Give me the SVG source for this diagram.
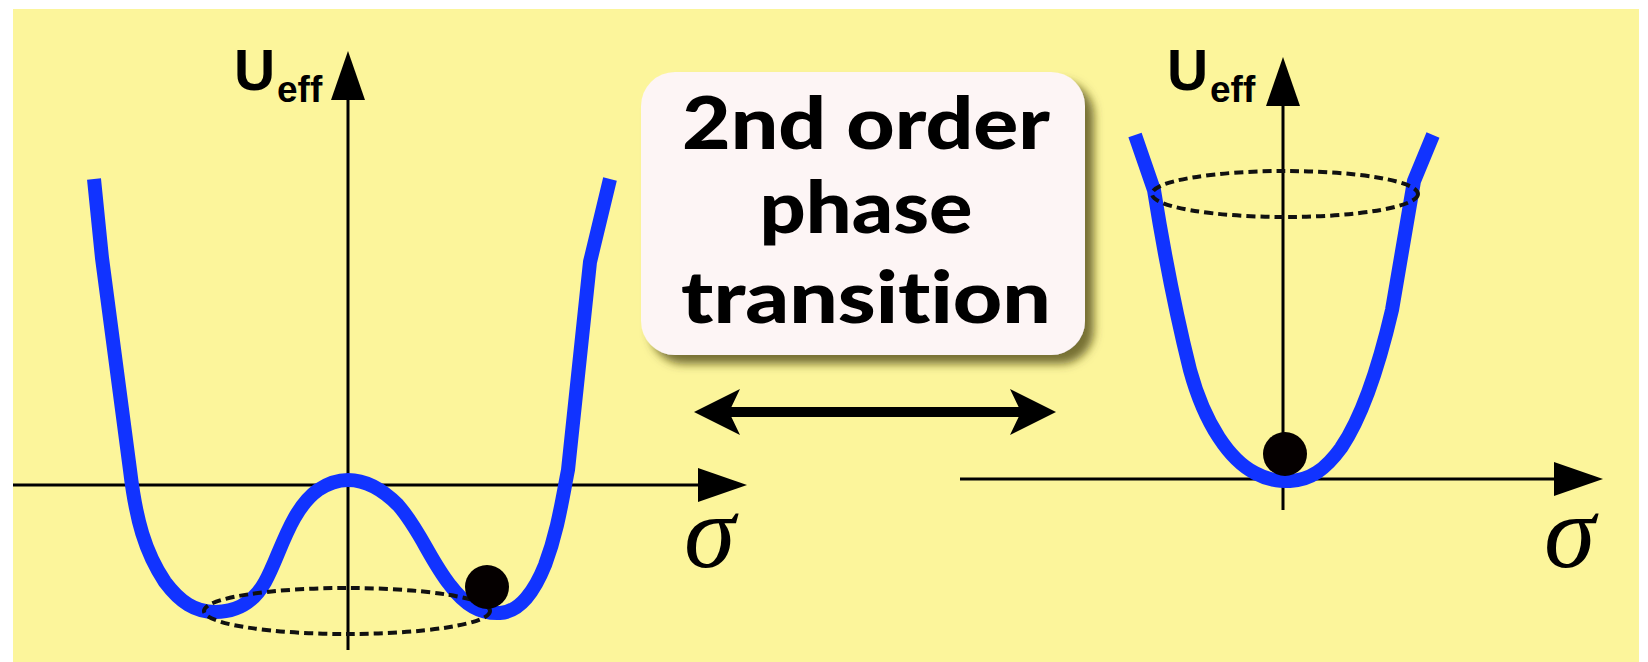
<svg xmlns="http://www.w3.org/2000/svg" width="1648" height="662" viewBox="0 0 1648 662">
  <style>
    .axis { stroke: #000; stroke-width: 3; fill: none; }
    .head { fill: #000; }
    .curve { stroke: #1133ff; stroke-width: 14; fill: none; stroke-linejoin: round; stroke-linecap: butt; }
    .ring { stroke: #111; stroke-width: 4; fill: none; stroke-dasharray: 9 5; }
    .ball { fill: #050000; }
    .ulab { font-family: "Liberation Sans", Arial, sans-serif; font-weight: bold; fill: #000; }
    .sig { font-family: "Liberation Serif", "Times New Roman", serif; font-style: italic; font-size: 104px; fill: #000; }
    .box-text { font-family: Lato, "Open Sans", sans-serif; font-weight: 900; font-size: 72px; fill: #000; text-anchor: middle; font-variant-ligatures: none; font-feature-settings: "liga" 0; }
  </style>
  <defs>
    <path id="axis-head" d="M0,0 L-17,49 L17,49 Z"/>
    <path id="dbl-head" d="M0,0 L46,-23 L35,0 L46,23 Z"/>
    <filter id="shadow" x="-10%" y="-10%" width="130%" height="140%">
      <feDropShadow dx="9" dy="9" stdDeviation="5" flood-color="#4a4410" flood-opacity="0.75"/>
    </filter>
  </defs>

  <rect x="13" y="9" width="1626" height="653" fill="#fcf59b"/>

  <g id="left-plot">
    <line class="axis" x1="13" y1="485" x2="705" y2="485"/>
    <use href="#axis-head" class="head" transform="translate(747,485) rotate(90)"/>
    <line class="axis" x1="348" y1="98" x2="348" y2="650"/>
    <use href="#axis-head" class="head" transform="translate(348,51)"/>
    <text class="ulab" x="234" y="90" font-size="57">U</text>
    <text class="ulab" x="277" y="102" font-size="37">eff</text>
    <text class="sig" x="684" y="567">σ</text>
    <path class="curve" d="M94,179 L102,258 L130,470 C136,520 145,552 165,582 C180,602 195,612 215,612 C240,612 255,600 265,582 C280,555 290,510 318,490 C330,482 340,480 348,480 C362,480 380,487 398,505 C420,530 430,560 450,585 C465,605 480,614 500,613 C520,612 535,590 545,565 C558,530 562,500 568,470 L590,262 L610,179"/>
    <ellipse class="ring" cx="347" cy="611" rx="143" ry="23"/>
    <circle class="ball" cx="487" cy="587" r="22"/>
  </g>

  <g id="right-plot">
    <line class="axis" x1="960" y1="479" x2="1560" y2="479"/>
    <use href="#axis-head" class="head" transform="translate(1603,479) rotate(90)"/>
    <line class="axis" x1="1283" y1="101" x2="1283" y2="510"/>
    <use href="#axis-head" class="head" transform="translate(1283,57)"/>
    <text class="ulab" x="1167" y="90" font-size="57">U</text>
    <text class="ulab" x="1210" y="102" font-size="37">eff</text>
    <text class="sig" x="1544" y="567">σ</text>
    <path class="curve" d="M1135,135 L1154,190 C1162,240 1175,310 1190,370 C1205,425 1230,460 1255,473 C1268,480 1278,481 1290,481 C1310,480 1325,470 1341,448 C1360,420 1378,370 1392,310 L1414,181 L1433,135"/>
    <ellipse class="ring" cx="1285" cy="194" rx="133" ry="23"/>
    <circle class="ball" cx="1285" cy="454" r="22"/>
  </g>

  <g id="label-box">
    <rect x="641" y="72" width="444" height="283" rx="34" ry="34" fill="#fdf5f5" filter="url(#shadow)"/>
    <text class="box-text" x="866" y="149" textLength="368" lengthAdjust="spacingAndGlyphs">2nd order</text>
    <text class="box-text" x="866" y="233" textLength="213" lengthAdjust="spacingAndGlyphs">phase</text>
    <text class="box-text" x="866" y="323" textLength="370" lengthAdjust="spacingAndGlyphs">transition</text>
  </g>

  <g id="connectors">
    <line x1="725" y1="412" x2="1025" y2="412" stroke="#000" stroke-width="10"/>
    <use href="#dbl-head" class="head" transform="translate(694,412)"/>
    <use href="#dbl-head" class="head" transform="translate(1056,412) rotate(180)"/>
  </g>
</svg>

● ● ● ● ● ● ●

§ SHORT EXERCISE:
Extract all the data above exactly, excluding every picture.

§ TASK RESULT:
Give me the SVG source for this diagram.
<svg xmlns="http://www.w3.org/2000/svg" width="1648" height="662" viewBox="0 0 1648 662">
  <style>
    .axis { stroke: #000; stroke-width: 3; fill: none; }
    .head { fill: #000; }
    .curve { stroke: #1133ff; stroke-width: 14; fill: none; stroke-linejoin: round; stroke-linecap: butt; }
    .ring { stroke: #111; stroke-width: 4; fill: none; stroke-dasharray: 9 5; }
    .ball { fill: #050000; }
    .ulab { font-family: "Liberation Sans", Arial, sans-serif; font-weight: bold; fill: #000; }
    .sig { font-family: "Liberation Serif", "Times New Roman", serif; font-style: italic; font-size: 104px; fill: #000; }
    .box-text { font-family: Lato, "Open Sans", sans-serif; font-weight: 900; font-size: 72px; fill: #000; text-anchor: middle; font-variant-ligatures: none; font-feature-settings: "liga" 0; }
  </style>
  <defs>
    <path id="axis-head" d="M0,0 L-17,49 L17,49 Z"/>
    <path id="dbl-head" d="M0,0 L46,-23 L35,0 L46,23 Z"/>
    <filter id="shadow" x="-10%" y="-10%" width="130%" height="140%">
      <feDropShadow dx="9" dy="9" stdDeviation="5" flood-color="#4a4410" flood-opacity="0.75"/>
    </filter>
  </defs>

  <rect x="13" y="9" width="1626" height="653" fill="#fcf59b"/>

  <g id="left-plot">
    <line class="axis" x1="13" y1="485" x2="705" y2="485"/>
    <use href="#axis-head" class="head" transform="translate(747,485) rotate(90)"/>
    <line class="axis" x1="348" y1="98" x2="348" y2="650"/>
    <use href="#axis-head" class="head" transform="translate(348,51)"/>
    <text class="ulab" x="234" y="90" font-size="57">U</text>
    <text class="ulab" x="277" y="102" font-size="37">eff</text>
    <text class="sig" x="684" y="567">σ</text>
    <path class="curve" d="M94,179 L102,258 L130,470 C136,520 145,552 165,582 C180,602 195,612 215,612 C240,612 255,600 265,582 C280,555 290,510 318,490 C330,482 340,480 348,480 C362,480 380,487 398,505 C420,530 430,560 450,585 C465,605 480,614 500,613 C520,612 535,590 545,565 C558,530 562,500 568,470 L590,262 L610,179"/>
    <ellipse class="ring" cx="347" cy="611" rx="143" ry="23"/>
    <circle class="ball" cx="487" cy="587" r="22"/>
  </g>

  <g id="right-plot">
    <line class="axis" x1="960" y1="479" x2="1560" y2="479"/>
    <use href="#axis-head" class="head" transform="translate(1603,479) rotate(90)"/>
    <line class="axis" x1="1283" y1="101" x2="1283" y2="510"/>
    <use href="#axis-head" class="head" transform="translate(1283,57)"/>
    <text class="ulab" x="1167" y="90" font-size="57">U</text>
    <text class="ulab" x="1210" y="102" font-size="37">eff</text>
    <text class="sig" x="1544" y="567">σ</text>
    <path class="curve" d="M1135,135 L1154,190 C1162,240 1175,310 1190,370 C1205,425 1230,460 1255,473 C1268,480 1278,481 1290,481 C1310,480 1325,470 1341,448 C1360,420 1378,370 1392,310 L1414,181 L1433,135"/>
    <ellipse class="ring" cx="1285" cy="194" rx="133" ry="23"/>
    <circle class="ball" cx="1285" cy="454" r="22"/>
  </g>

  <g id="label-box">
    <rect x="641" y="72" width="444" height="283" rx="34" ry="34" fill="#fdf5f5" filter="url(#shadow)"/>
    <text class="box-text" x="866" y="149" textLength="368" lengthAdjust="spacingAndGlyphs">2nd order</text>
    <text class="box-text" x="866" y="233" textLength="213" lengthAdjust="spacingAndGlyphs">phase</text>
    <text class="box-text" x="866" y="323" textLength="370" lengthAdjust="spacingAndGlyphs">transition</text>
  </g>

  <g id="connectors">
    <line x1="725" y1="412" x2="1025" y2="412" stroke="#000" stroke-width="10"/>
    <use href="#dbl-head" class="head" transform="translate(694,412)"/>
    <use href="#dbl-head" class="head" transform="translate(1056,412) rotate(180)"/>
  </g>
</svg>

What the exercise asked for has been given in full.